The defendant, having offered himself as a witness in his own behalf, testified that he went back to Mississippi to stand his trial there in a court of the state in February, 1892, upon a charge of murdering a negro whom he had killed there in August, 1889, and was thereupon arrested, tried, and acquitted upon that charge; and that, immediately after killing the negro, he had left Mississippi by the advice of his father, with whom he then lived. This testimony was not objected to by the district attorney, nor changed on cross-examination.

One exception taken by the defendant was stated in the bill of exceptions allowed by the court as follows:

'The district attorney, in his closing argument to the jury, made use of the following language: 'We know what kind of trials they have in the state of Mississippi of a white man for killing a negro. We know from reading the newspapers and magazines that such trials there are farces. We are not living in Egyptian darkness, but in the light of the nineteenth century. The defendant came from Mississippi with his hands stained with the blood of a negro, and went to the Indian country, and in less than four months had slain another man,'—and other like expressions and declarations that the killing of a negro in Mississippi, for which the defendant had been tried and acquitted there, was murder; to all of which declarations, expressions, and arguments of the district attorney the defendant at the time objected, but his objections were by the court overruled, and the defendant at the time exceted.'

The defendant was convicted of the murder of Yates, as charged in the indictment, and sued out this writ of error under the act of March 3, 1891, c. 517, § 5, (26 Stat. 827.)

A. H. Garland, for plaintiff in error.

Asst. Atty. Gen. Whitney, for the United States.

[Argument of Counsel from pages 78-80 intentionally omitted]

Mr. Justice GRAY, after stating the facts in the foregoing language, delivered the opinion of the court.


The defendant was on trial for killing Yates in Arkansas in 1891, and not for killing a negro in Mississippi two years before. Evidence as to his killing the negro, and his arrest and trial therefor in Mississippi, was introduced for two purposes only: First, by the district attorney, to test the knowledge of the witnesses to the defendant's character; and afterwards by the defendant himself, to show that his return to Mississippi after the killing of Yates had another object than to flee from justice.


If the defendant had murdered the negro in Mississippi, and had been there convicted therefor, evidence either of the murder or of the conviction would have been incompetent to support the indictment against him for the murder of Yates in Arkansas. Boyd v. U. S., 142 U. S. 450, 458, 12 Sup. Ct. Rep. 292. But it was testified by the defendant, and assumed by the district attorney, that the defendant had been acquitted of the charge of murdering the negro; and it was not objected that the record of the acquittal should have been produced.

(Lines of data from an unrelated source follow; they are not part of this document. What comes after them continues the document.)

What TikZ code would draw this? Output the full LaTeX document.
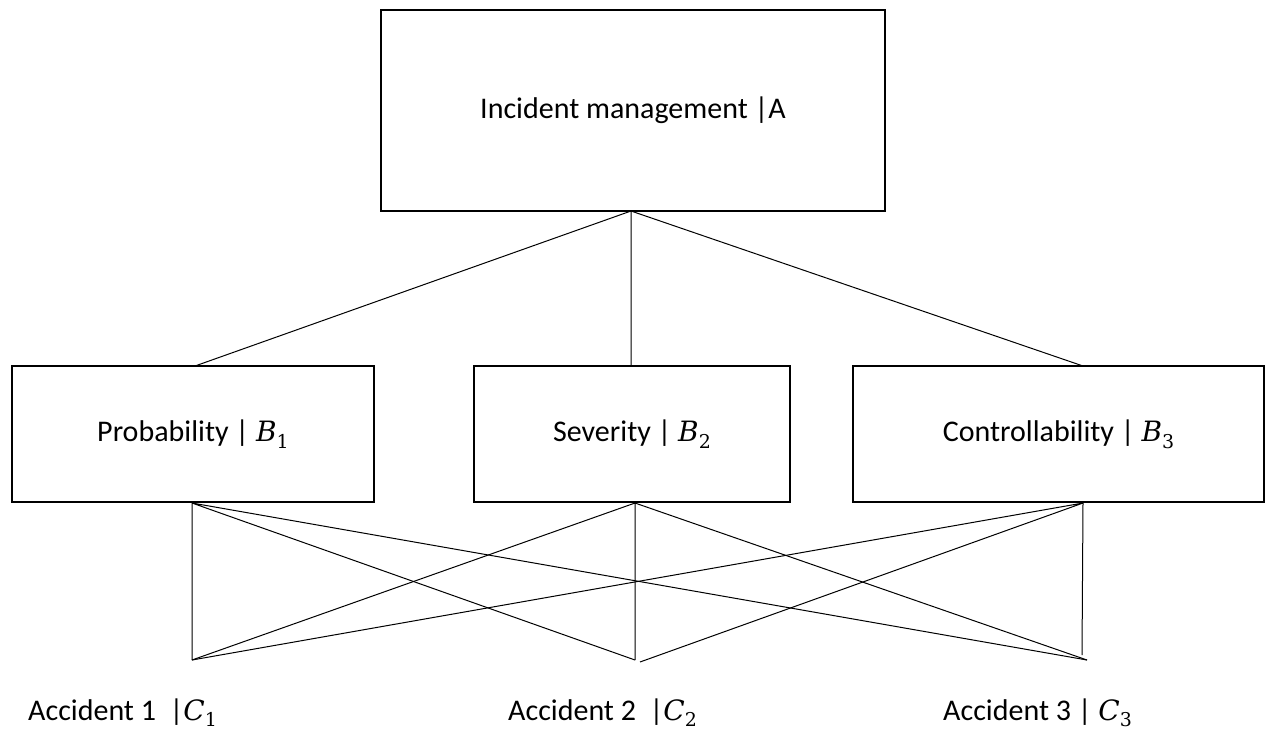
\documentclass[tikz,border=0pt]{standalone}
\usepackage{fontspec}
\setmainfont{Carlito}
\newfontfamily\mvfont{DejaVu Serif}
\newcommand\mvar[2]{{\mvfont\itshape\fontsize{28}{34}\selectfont #1}\raisebox{-0.22em}{\mvfont\fontsize{19}{22}\selectfont #2}}
\begin{document}
\begin{tikzpicture}[x=1pt,y=-1pt,
  box/.style={draw,line width=2pt,minimum width=#1,minimum height=136pt,inner sep=0pt,font=\fontsize{30}{36}\selectfont},
  link/.style={line width=1pt},
  lab/.style={anchor=base west,inner sep=0pt,font=\fontsize{30}{36}\selectfont}]
\useasboundingbox (0,0) rectangle (1266,729);
\node[box=504pt,minimum height=201pt] (A) at (633,110.5) {Incident management |A};
\node[box=362pt] (B1) at (193,434) {Probability | \mvar{B}{1}};
\node[box=316pt] (B2) at (632,434) {Severity | \mvar{B}{2}};
\node[box=411pt] (B3) at (1058.5,434) {Controllability | \mvar{B}{3}};
\coordinate (a) at (631,211);
\coordinate (t1) at (195,366);
\coordinate (t2) at (631,366);
\coordinate (t3) at (1083,366);
\coordinate (s1) at (192,503);
\coordinate (s2) at (635,503);
\coordinate (s3) at (1083,503);
\coordinate (c1) at (192,660);
\coordinate (c2) at (635,660);
\coordinate (c2b) at (640,662);
\coordinate (c3) at (1082,655);
\coordinate (c3b) at (1087,660);
\draw[link] (a) -- (t1) (a) -- (t2) (a) -- (t3);
\draw[link] (s1) -- (c1) (s1) -- (c2) (s1) -- (c3b);
\draw[link] (s2) -- (c1) (s2) -- (c2) (s2) -- (c3b);
\draw[link] (s3) -- (c1) (s3) -- (c2b) (s3) -- (c3);
\node[lab] (C1) at (28,720) {Accident 1\ \ |\mvar{C}{1}};
\node[lab] (C2) at (508,720) {Accident 2\ \ |\mvar{C}{2}};
\node[lab] (C3) at (943,720) {Accident 3 | \mvar{C}{3}};
\end{tikzpicture}
\end{document}
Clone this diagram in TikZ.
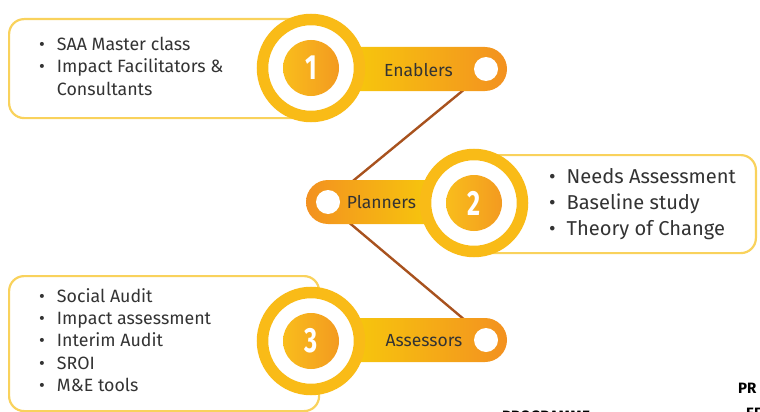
\documentclass[tikz,border=0pt]{standalone}
\usepackage{fontspec}
\setmainfont{Fira Sans}
\usetikzlibrary{shapes.misc,calc}
\definecolor{ring}{HTML}{F9BB17}
\definecolor{boxline}{HTML}{F9D25C}
\definecolor{tabY}{HTML}{F8D906}
\definecolor{tabO}{HTML}{F39120}
\definecolor{innerL}{HTML}{F9BD1C}
\definecolor{innerR}{HTML}{F39A20}
\definecolor{txt}{HTML}{333333}
\definecolor{link}{HTML}{A8521E}
\tikzset{
  infobox/.style={draw=boxline, line width=2.2pt, fill=white, rounded corners=15pt, inner sep=0pt},
  ringnode/.style={circle, draw=ring, line width=11.5pt, fill=white, minimum size=97pt, inner sep=0pt},
  innernode/.style={circle, left color=innerL, right color=innerR, minimum size=56pt, inner sep=0pt,
    text=white, font=\fontsize{35}{35}\selectfont\bfseries},
  tabnode/.style={rounded rectangle, minimum height=44pt, inner sep=0pt},
  hole/.style={circle, fill=white, minimum size=24pt, inner sep=0pt},
  tablabel/.style={text=txt, font=\fontsize{17.5}{17.5}\selectfont, inner sep=0pt},
  list/.style={text=txt, inner sep=0pt, anchor=west, align=left},
  linkline/.style={draw=link, line width=2.4pt},
  cut/.style={text=black, font=\fontsize{15}{15}\selectfont\bfseries, inner sep=0pt, anchor=base west}
}
\begin{document}
\begin{tikzpicture}[x=1pt,y=-1pt]
\useasboundingbox (0,0) rectangle (760,412);
% connectors (behind tabs)
\coordinate (l1a) at (466,88);
\coordinate (l1b) at (348,185);
\coordinate (l2a) at (346,220);
\coordinate (l2b) at (466,321);
\draw[linkline] (l1a) -- (l1b);
\draw[linkline] (l2a) -- (l2b);
% boxes
\node[infobox, minimum width=310pt, minimum height=99pt, anchor=north west] (b1) at (8,18) {};
\node[infobox, minimum width=290pt, minimum height=98pt, anchor=north east] (b2) at (757,154) {};
\node[infobox, minimum width=310pt, minimum height=135pt, anchor=north west] (b3) at (8,275) {};
% tabs
\node[tabnode, minimum width=207pt, left color=tabY, right color=tabO] (t1) at (403.5,69) {};
\node[tabnode, minimum width=170pt, left color=tabO, right color=tabY] (t2) at (391,202) {};
\node[tabnode, minimum width=207pt, left color=tabY, right color=tabO] (t3) at (403.5,340) {};
\node[hole] (h1) at (486,69) {};
\node[hole] (h2) at (328,202) {};
\node[hole] (h3) at (486,340) {};
\node[tablabel] (e1) at (418.5,70) {Enablers};
\node[tablabel] (e2) at (381.5,202) {Planners};
\node[tablabel] (e3) at (424,341) {Assessors};
% circles
\node[ringnode] (c1) at (311,68) {};
\node[ringnode] (c2) at (474,203) {};
\node[ringnode] (c3) at (311,341) {};
\node[innernode] (n1) at (c1) {\scalebox{0.72}[1]{1}};
\node[innernode] (n2) at (c2) {\scalebox{0.72}[1]{2}};
\node[innernode] (n3) at (c3) {\scalebox{0.72}[1]{3}};
% lists
\node[list, font=\fontsize{17.8}{22.5}\selectfont] (x1) at (39,68.5) {%
\begin{tabular}{@{}l@{\hspace{12pt}}l@{}}
\textbullet & SAA Master class\\
\textbullet & Impact Facilitators \&\\
 & Consultants
\end{tabular}};
\node[list, font=\fontsize{20.1}{26}\selectfont] (x2) at (549,204) {%
\begin{tabular}{@{}l@{\hspace{11pt}}l@{}}
\textbullet & Needs Assessment\\
\textbullet & Baseline study\\
\textbullet & Theory of Change
\end{tabular}};
\node[list, font=\fontsize{17.8}{22.3}\selectfont] (x3) at (39,342.5) {%
\begin{tabular}{@{}l@{\hspace{12pt}}l@{}}
\textbullet & Social Audit\\
\textbullet & Impact assessment\\
\textbullet & Interim Audit\\
\textbullet & SROI\\
\textbullet & M\&E tools
\end{tabular}};
% clipped texts at the bottom right
\node[cut] (p1) at (738,393) {PR};
\node[cut] (p2) at (502,421) {PROGRAMME};
\node[cut] (p3) at (746,418) {EF};
\end{tikzpicture}
\end{document}
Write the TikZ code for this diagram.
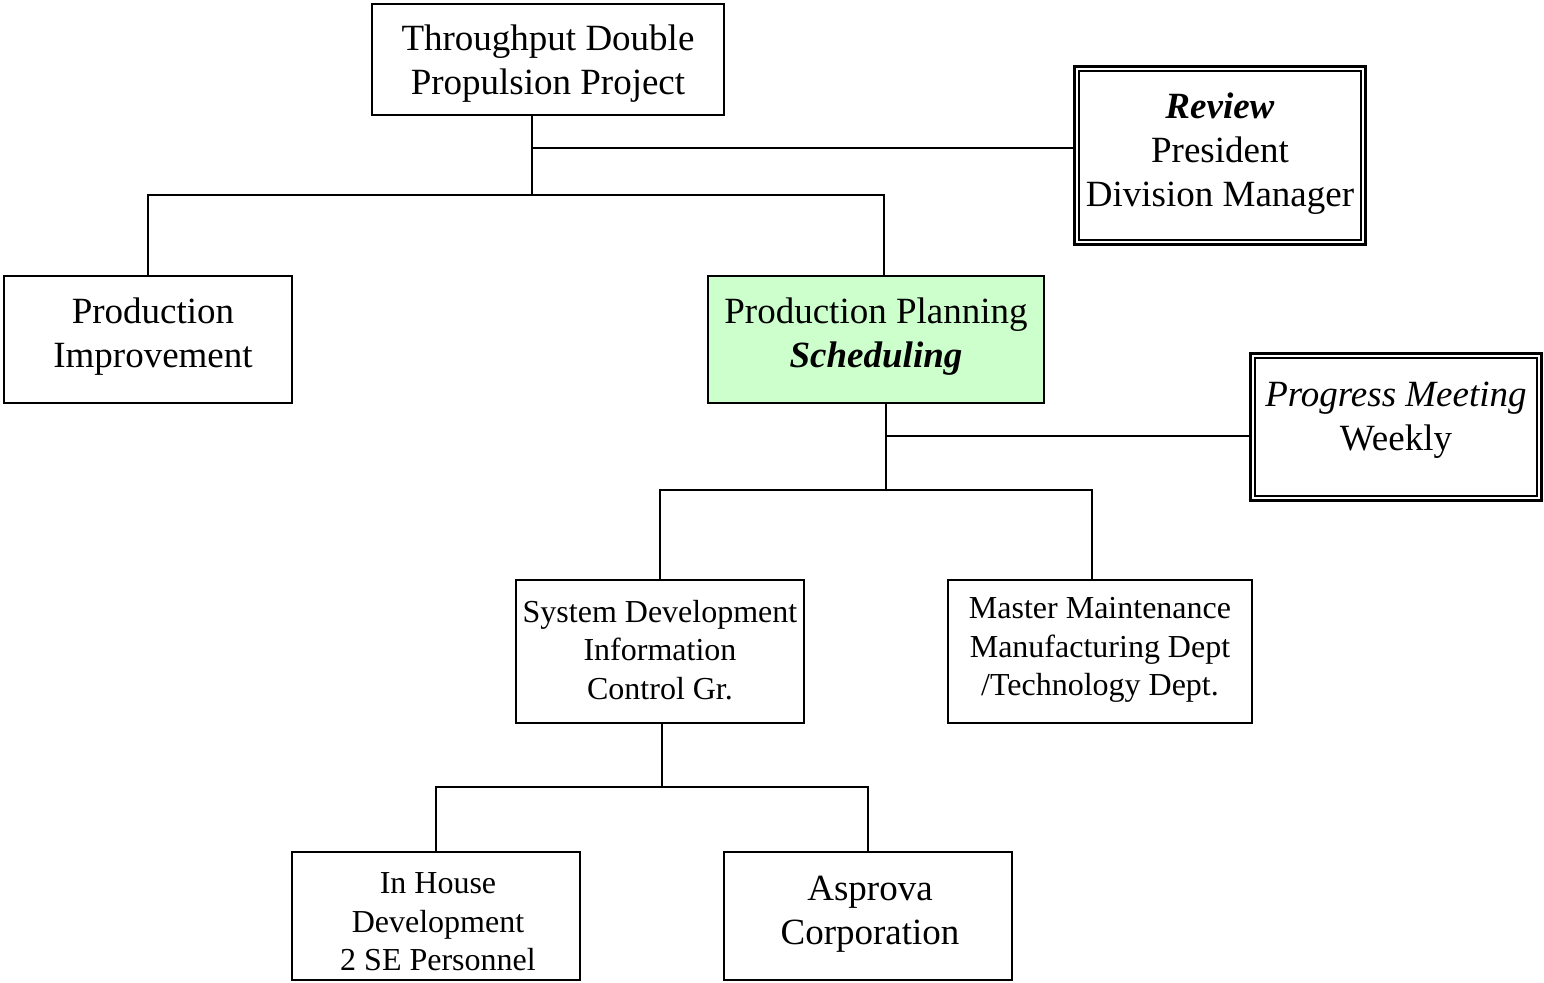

The district attorney, in his closing argument to the jury, insisted that, from reading the newspapers and magazines, we know trials in the state of Mississipp of a white man for killing a negro to be farces; that the defendant came to the Indian country from Mississippi 'with his hands stained with the blood of a negro;' and that 'the killing of a negor in Mississippi, for which the defendant had been tried and acquitted there, was murder.' The defendant instantly objected to all these declarations, expressions, and arguments of the district attorney, and excepted to the action of the court in overruling his objections.


The ground on which the presiding judge, in the opinion delivered on overruling a motion for a new trial, (contained in the record, and cited by the attorney for the United States in this court,) justified his own action and that of the district attorney in this regard, was that 'it is unquestionably a sound rule that historical facts, of which courts take judicial notice, May be alluded to in argument for the purpose of illustration;' and that he considered it 'an historical fact in this country' that in Mississippi the trial and acquittal of a white man for the killing of a negro is a farce.


Whether or not such is the condition of things in that state is a matter of personal belief and opinion, rather than of unquestioned historical fact. It is hard to see how the fact, if admitted, that in a certain locality all persons indicted for crimes of offenses of a certain class are acquitted, has any tendency to prove that every person, or any particular person, there indicted for such a crime or offense, is guilty.


But the district attorney did not content himself with alluding to the supposed fact by way of illustration. He relied upon it, and upon his inference therefrom that the defendant's hands were stained with the blood of the negro, and other like expressions and declarations of his own, to establish that 'the killing of a negro in Mississippi, for which the defendant had been tried and acquited there, was murder.' This whole branch of his argument was evidently calculated and intended to persuade the jury that the defendant had murdered one man in Mississippi, and should therefore be convicted of murdering another man in Arkansas.


The attempt of the prosecuting officer of the United States to induce the jury to assume, without any evidence thereof, the defendant's guilt of a crime of which he had been judicially acquitted, as a ground for convicting him of a distinct and independent crime for which he was being tried, was a breach of professional and official duty, which, upon the defendant's protest, should have been rebuked by the court, and the jury directed to allow it no weight.


The presiding judge, by declining to interpose, notwithstanding the defendant's protest against this course of argument, gave the jury to understand that they might properly and lawfully be influenced by it, and thereby committed a grave error, manifestly tending to prejudice the defendant with the jury, and which, therefore, was a proper subject of exception, and, having been duly excepted to, entitles him to a new trial. Wilson v. U. S., 149 U. S. 60, 67, 68, 13 Sup. Ct. Rep. 765.


The instructions given to the jury upon other subjects may not take the same shape upon another trial, and need not be considered.


Judgment reversed, and case remanded, with directions to set aside the verdict and to order a new trial.